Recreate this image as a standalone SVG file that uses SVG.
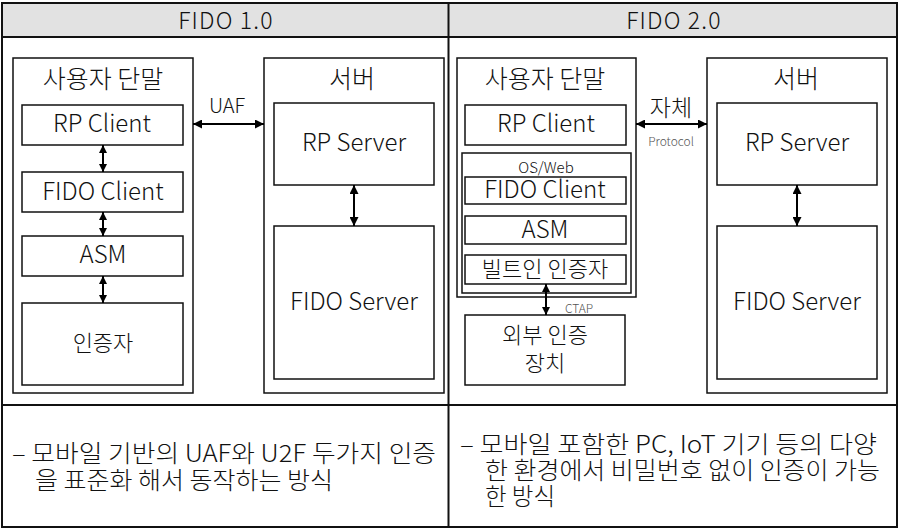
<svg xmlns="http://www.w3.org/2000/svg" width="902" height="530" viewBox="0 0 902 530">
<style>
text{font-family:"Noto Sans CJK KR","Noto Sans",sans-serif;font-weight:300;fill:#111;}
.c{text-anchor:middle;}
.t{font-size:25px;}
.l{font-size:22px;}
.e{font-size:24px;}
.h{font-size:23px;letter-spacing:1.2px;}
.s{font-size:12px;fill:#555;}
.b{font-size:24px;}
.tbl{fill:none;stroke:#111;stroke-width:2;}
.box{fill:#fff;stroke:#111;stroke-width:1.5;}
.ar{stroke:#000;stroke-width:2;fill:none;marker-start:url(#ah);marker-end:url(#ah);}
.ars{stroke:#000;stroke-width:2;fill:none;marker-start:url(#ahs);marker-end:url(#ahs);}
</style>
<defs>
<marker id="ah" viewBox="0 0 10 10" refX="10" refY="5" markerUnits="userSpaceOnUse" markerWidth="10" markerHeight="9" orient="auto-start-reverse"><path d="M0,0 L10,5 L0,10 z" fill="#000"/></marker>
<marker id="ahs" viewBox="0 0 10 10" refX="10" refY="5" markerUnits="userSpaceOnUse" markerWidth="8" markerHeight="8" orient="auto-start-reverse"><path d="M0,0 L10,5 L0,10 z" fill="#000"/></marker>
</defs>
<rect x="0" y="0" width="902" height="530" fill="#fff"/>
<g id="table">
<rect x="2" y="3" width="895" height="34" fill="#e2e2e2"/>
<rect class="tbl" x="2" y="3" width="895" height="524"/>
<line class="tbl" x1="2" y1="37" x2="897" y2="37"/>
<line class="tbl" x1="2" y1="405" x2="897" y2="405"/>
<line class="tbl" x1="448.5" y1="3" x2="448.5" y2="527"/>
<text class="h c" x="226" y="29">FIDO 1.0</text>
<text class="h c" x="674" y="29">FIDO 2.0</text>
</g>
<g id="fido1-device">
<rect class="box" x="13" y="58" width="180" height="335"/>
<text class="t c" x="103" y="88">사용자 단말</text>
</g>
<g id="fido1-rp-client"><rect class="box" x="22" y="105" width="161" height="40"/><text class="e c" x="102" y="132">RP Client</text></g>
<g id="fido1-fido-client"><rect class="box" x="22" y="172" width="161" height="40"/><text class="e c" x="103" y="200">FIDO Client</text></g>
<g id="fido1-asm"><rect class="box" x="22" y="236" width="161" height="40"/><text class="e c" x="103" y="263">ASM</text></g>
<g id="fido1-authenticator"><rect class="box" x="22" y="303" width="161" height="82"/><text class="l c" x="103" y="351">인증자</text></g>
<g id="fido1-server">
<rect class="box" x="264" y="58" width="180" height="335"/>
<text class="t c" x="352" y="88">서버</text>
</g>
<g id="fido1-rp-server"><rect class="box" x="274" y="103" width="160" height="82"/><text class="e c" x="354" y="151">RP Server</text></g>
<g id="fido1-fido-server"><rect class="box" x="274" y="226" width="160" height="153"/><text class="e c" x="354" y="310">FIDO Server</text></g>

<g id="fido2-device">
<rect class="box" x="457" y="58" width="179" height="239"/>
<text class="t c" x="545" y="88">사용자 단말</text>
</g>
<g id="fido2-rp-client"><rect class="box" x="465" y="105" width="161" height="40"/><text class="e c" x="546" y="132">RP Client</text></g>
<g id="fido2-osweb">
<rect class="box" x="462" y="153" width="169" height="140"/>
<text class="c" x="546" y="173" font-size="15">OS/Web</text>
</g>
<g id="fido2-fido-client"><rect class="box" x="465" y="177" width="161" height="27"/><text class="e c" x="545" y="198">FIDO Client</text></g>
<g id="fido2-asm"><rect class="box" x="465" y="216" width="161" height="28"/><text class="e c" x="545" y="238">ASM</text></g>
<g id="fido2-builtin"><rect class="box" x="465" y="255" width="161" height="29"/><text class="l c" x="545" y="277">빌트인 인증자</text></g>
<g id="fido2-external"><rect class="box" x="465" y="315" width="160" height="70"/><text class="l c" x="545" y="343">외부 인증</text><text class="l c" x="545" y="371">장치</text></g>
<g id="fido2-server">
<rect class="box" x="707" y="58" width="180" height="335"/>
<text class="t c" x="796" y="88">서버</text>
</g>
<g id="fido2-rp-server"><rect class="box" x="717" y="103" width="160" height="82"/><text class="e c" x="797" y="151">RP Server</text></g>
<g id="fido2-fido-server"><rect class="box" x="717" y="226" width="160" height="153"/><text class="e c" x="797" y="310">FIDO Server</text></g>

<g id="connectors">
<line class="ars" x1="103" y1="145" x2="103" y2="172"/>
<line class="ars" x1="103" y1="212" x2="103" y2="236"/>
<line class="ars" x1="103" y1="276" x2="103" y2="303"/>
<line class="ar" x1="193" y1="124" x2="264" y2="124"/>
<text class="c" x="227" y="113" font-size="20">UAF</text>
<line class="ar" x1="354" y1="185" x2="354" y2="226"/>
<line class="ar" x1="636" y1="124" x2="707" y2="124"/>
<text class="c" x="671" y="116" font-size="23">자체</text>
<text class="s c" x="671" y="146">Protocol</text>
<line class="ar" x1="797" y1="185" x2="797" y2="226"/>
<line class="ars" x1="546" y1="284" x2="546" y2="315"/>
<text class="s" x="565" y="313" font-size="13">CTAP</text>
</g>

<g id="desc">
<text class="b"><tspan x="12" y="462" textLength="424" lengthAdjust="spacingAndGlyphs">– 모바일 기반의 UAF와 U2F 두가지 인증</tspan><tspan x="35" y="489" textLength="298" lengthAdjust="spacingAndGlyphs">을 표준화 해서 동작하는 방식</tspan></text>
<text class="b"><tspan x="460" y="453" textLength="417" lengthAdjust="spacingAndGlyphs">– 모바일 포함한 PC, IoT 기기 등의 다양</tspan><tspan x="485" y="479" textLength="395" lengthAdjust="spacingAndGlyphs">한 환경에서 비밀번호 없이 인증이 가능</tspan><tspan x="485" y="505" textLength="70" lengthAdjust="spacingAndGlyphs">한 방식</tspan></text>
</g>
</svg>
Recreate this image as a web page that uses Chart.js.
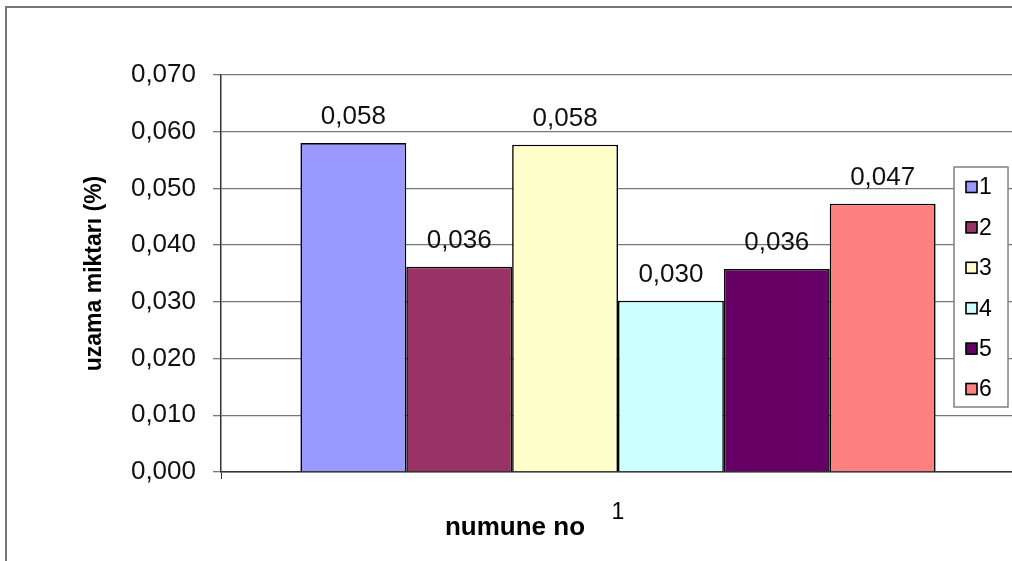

= = = =

◆ **THE PROBLEM**: Without the pictures, print the records in full, exactly as they appear.

◆ **EXERCISE SOLUTION**:
Recreate this image as a standalone SVG file that uses SVG.
<svg xmlns="http://www.w3.org/2000/svg" width="902" height="530" viewBox="0 0 902 530">
<style>
text{font-family:"Noto Sans CJK KR","Noto Sans",sans-serif;font-weight:300;fill:#111;}
.c{text-anchor:middle;}
.t{font-size:25px;}
.l{font-size:22px;}
.e{font-size:24px;}
.h{font-size:23px;letter-spacing:1.2px;}
.s{font-size:12px;fill:#555;}
.b{font-size:24px;}
.tbl{fill:none;stroke:#111;stroke-width:2;}
.box{fill:#fff;stroke:#111;stroke-width:1.5;}
.ar{stroke:#000;stroke-width:2;fill:none;marker-start:url(#ah);marker-end:url(#ah);}
.ars{stroke:#000;stroke-width:2;fill:none;marker-start:url(#ahs);marker-end:url(#ahs);}
</style>
<defs>
<marker id="ah" viewBox="0 0 10 10" refX="10" refY="5" markerUnits="userSpaceOnUse" markerWidth="10" markerHeight="9" orient="auto-start-reverse"><path d="M0,0 L10,5 L0,10 z" fill="#000"/></marker>
<marker id="ahs" viewBox="0 0 10 10" refX="10" refY="5" markerUnits="userSpaceOnUse" markerWidth="8" markerHeight="8" orient="auto-start-reverse"><path d="M0,0 L10,5 L0,10 z" fill="#000"/></marker>
</defs>
<rect x="0" y="0" width="902" height="530" fill="#fff"/>
<g id="table">
<rect x="2" y="3" width="895" height="34" fill="#e2e2e2"/>
<rect class="tbl" x="2" y="3" width="895" height="524"/>
<line class="tbl" x1="2" y1="37" x2="897" y2="37"/>
<line class="tbl" x1="2" y1="405" x2="897" y2="405"/>
<line class="tbl" x1="448.5" y1="3" x2="448.5" y2="527"/>
<text class="h c" x="226" y="29">FIDO 1.0</text>
<text class="h c" x="674" y="29">FIDO 2.0</text>
</g>
<g id="fido1-device">
<rect class="box" x="13" y="58" width="180" height="335"/>
<text class="t c" x="103" y="88">사용자 단말</text>
</g>
<g id="fido1-rp-client"><rect class="box" x="22" y="105" width="161" height="40"/><text class="e c" x="102" y="132">RP Client</text></g>
<g id="fido1-fido-client"><rect class="box" x="22" y="172" width="161" height="40"/><text class="e c" x="103" y="200">FIDO Client</text></g>
<g id="fido1-asm"><rect class="box" x="22" y="236" width="161" height="40"/><text class="e c" x="103" y="263">ASM</text></g>
<g id="fido1-authenticator"><rect class="box" x="22" y="303" width="161" height="82"/><text class="l c" x="103" y="351">인증자</text></g>
<g id="fido1-server">
<rect class="box" x="264" y="58" width="180" height="335"/>
<text class="t c" x="352" y="88">서버</text>
</g>
<g id="fido1-rp-server"><rect class="box" x="274" y="103" width="160" height="82"/><text class="e c" x="354" y="151">RP Server</text></g>
<g id="fido1-fido-server"><rect class="box" x="274" y="226" width="160" height="153"/><text class="e c" x="354" y="310">FIDO Server</text></g>

<g id="fido2-device">
<rect class="box" x="457" y="58" width="179" height="239"/>
<text class="t c" x="545" y="88">사용자 단말</text>
</g>
<g id="fido2-rp-client"><rect class="box" x="465" y="105" width="161" height="40"/><text class="e c" x="546" y="132">RP Client</text></g>
<g id="fido2-osweb">
<rect class="box" x="462" y="153" width="169" height="140"/>
<text class="c" x="546" y="173" font-size="15">OS/Web</text>
</g>
<g id="fido2-fido-client"><rect class="box" x="465" y="177" width="161" height="27"/><text class="e c" x="545" y="198">FIDO Client</text></g>
<g id="fido2-asm"><rect class="box" x="465" y="216" width="161" height="28"/><text class="e c" x="545" y="238">ASM</text></g>
<g id="fido2-builtin"><rect class="box" x="465" y="255" width="161" height="29"/><text class="l c" x="545" y="277">빌트인 인증자</text></g>
<g id="fido2-external"><rect class="box" x="465" y="315" width="160" height="70"/><text class="l c" x="545" y="343">외부 인증</text><text class="l c" x="545" y="371">장치</text></g>
<g id="fido2-server">
<rect class="box" x="707" y="58" width="180" height="335"/>
<text class="t c" x="796" y="88">서버</text>
</g>
<g id="fido2-rp-server"><rect class="box" x="717" y="103" width="160" height="82"/><text class="e c" x="797" y="151">RP Server</text></g>
<g id="fido2-fido-server"><rect class="box" x="717" y="226" width="160" height="153"/><text class="e c" x="797" y="310">FIDO Server</text></g>

<g id="connectors">
<line class="ars" x1="103" y1="145" x2="103" y2="172"/>
<line class="ars" x1="103" y1="212" x2="103" y2="236"/>
<line class="ars" x1="103" y1="276" x2="103" y2="303"/>
<line class="ar" x1="193" y1="124" x2="264" y2="124"/>
<text class="c" x="227" y="113" font-size="20">UAF</text>
<line class="ar" x1="354" y1="185" x2="354" y2="226"/>
<line class="ar" x1="636" y1="124" x2="707" y2="124"/>
<text class="c" x="671" y="116" font-size="23">자체</text>
<text class="s c" x="671" y="146">Protocol</text>
<line class="ar" x1="797" y1="185" x2="797" y2="226"/>
<line class="ars" x1="546" y1="284" x2="546" y2="315"/>
<text class="s" x="565" y="313" font-size="13">CTAP</text>
</g>

<g id="desc">
<text class="b"><tspan x="12" y="462" textLength="424" lengthAdjust="spacingAndGlyphs">– 모바일 기반의 UAF와 U2F 두가지 인증</tspan><tspan x="35" y="489" textLength="298" lengthAdjust="spacingAndGlyphs">을 표준화 해서 동작하는 방식</tspan></text>
<text class="b"><tspan x="460" y="453" textLength="417" lengthAdjust="spacingAndGlyphs">– 모바일 포함한 PC, IoT 기기 등의 다양</tspan><tspan x="485" y="479" textLength="395" lengthAdjust="spacingAndGlyphs">한 환경에서 비밀번호 없이 인증이 가능</tspan><tspan x="485" y="505" textLength="70" lengthAdjust="spacingAndGlyphs">한 방식</tspan></text>
</g>
</svg>
Recreate this image as a web page that uses Chart.js.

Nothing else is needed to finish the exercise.